» **BRIEF**
Copy the data exactly as it appears, and do not include any pictures.

» **COLLECTED MATERIAL**
▬▬▬

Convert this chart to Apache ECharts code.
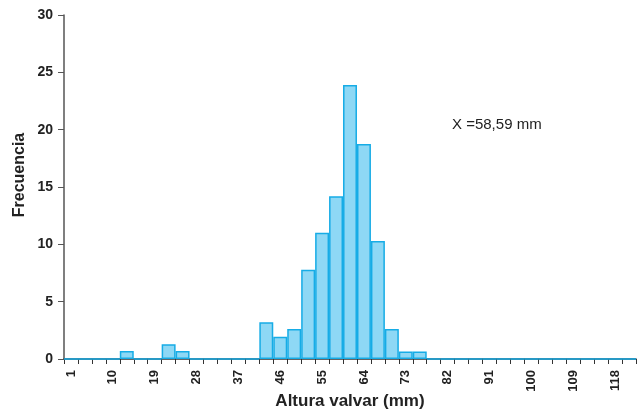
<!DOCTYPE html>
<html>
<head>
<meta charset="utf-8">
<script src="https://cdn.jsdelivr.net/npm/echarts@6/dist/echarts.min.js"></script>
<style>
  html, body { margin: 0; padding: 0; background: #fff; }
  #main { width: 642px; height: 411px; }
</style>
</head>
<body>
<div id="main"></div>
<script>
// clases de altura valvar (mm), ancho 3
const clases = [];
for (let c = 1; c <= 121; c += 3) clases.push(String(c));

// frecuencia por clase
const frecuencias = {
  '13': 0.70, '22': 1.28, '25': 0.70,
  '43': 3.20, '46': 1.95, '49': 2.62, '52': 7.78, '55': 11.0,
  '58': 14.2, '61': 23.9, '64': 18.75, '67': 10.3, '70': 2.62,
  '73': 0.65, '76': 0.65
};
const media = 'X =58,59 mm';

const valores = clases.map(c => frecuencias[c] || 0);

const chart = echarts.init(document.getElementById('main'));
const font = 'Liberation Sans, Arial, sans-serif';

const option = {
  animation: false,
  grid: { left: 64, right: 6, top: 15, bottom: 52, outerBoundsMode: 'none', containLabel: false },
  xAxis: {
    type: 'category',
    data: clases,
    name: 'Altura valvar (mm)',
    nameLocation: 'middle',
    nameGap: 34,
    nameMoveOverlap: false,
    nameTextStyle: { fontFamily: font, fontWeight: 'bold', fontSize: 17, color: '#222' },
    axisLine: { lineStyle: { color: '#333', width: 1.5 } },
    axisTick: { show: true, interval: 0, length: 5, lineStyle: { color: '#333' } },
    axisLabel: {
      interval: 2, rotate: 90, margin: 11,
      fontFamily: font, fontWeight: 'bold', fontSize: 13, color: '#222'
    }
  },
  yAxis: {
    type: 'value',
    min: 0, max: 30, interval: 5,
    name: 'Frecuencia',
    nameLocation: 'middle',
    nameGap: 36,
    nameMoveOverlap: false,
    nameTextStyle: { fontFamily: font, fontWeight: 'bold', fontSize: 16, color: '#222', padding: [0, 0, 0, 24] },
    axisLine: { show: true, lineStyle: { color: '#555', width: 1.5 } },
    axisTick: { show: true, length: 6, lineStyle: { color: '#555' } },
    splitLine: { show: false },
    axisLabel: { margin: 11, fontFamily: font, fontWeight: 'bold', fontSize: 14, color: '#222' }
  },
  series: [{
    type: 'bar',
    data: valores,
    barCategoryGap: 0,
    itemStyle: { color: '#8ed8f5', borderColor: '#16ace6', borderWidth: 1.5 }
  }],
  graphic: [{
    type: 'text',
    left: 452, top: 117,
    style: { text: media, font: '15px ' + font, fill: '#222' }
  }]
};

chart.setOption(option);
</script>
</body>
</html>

▬▬▬

» **RESULT FOR THIS TASK**
Convert this chart to Apache ECharts code.
<!DOCTYPE html>
<html>
<head>
<meta charset="utf-8">
<script src="https://cdn.jsdelivr.net/npm/echarts@6/dist/echarts.min.js"></script>
<style>
  html, body { margin: 0; padding: 0; background: #fff; }
  #main { width: 642px; height: 411px; }
</style>
</head>
<body>
<div id="main"></div>
<script>
// clases de altura valvar (mm), ancho 3
const clases = [];
for (let c = 1; c <= 121; c += 3) clases.push(String(c));

// frecuencia por clase
const frecuencias = {
  '13': 0.70, '22': 1.28, '25': 0.70,
  '43': 3.20, '46': 1.95, '49': 2.62, '52': 7.78, '55': 11.0,
  '58': 14.2, '61': 23.9, '64': 18.75, '67': 10.3, '70': 2.62,
  '73': 0.65, '76': 0.65
};
const media = 'X =58,59 mm';

const valores = clases.map(c => frecuencias[c] || 0);

const chart = echarts.init(document.getElementById('main'));
const font = 'Liberation Sans, Arial, sans-serif';

const option = {
  animation: false,
  grid: { left: 64, right: 6, top: 15, bottom: 52, outerBoundsMode: 'none', containLabel: false },
  xAxis: {
    type: 'category',
    data: clases,
    name: 'Altura valvar (mm)',
    nameLocation: 'middle',
    nameGap: 34,
    nameMoveOverlap: false,
    nameTextStyle: { fontFamily: font, fontWeight: 'bold', fontSize: 17, color: '#222' },
    axisLine: { lineStyle: { color: '#333', width: 1.5 } },
    axisTick: { show: true, interval: 0, length: 5, lineStyle: { color: '#333' } },
    axisLabel: {
      interval: 2, rotate: 90, margin: 11,
      fontFamily: font, fontWeight: 'bold', fontSize: 13, color: '#222'
    }
  },
  yAxis: {
    type: 'value',
    min: 0, max: 30, interval: 5,
    name: 'Frecuencia',
    nameLocation: 'middle',
    nameGap: 36,
    nameMoveOverlap: false,
    nameTextStyle: { fontFamily: font, fontWeight: 'bold', fontSize: 16, color: '#222', padding: [0, 0, 0, 24] },
    axisLine: { show: true, lineStyle: { color: '#555', width: 1.5 } },
    axisTick: { show: true, length: 6, lineStyle: { color: '#555' } },
    splitLine: { show: false },
    axisLabel: { margin: 11, fontFamily: font, fontWeight: 'bold', fontSize: 14, color: '#222' }
  },
  series: [{
    type: 'bar',
    data: valores,
    barCategoryGap: 0,
    itemStyle: { color: '#8ed8f5', borderColor: '#16ace6', borderWidth: 1.5 }
  }],
  graphic: [{
    type: 'text',
    left: 452, top: 117,
    style: { text: media, font: '15px ' + font, fill: '#222' }
  }]
};

chart.setOption(option);
</script>
</body>
</html>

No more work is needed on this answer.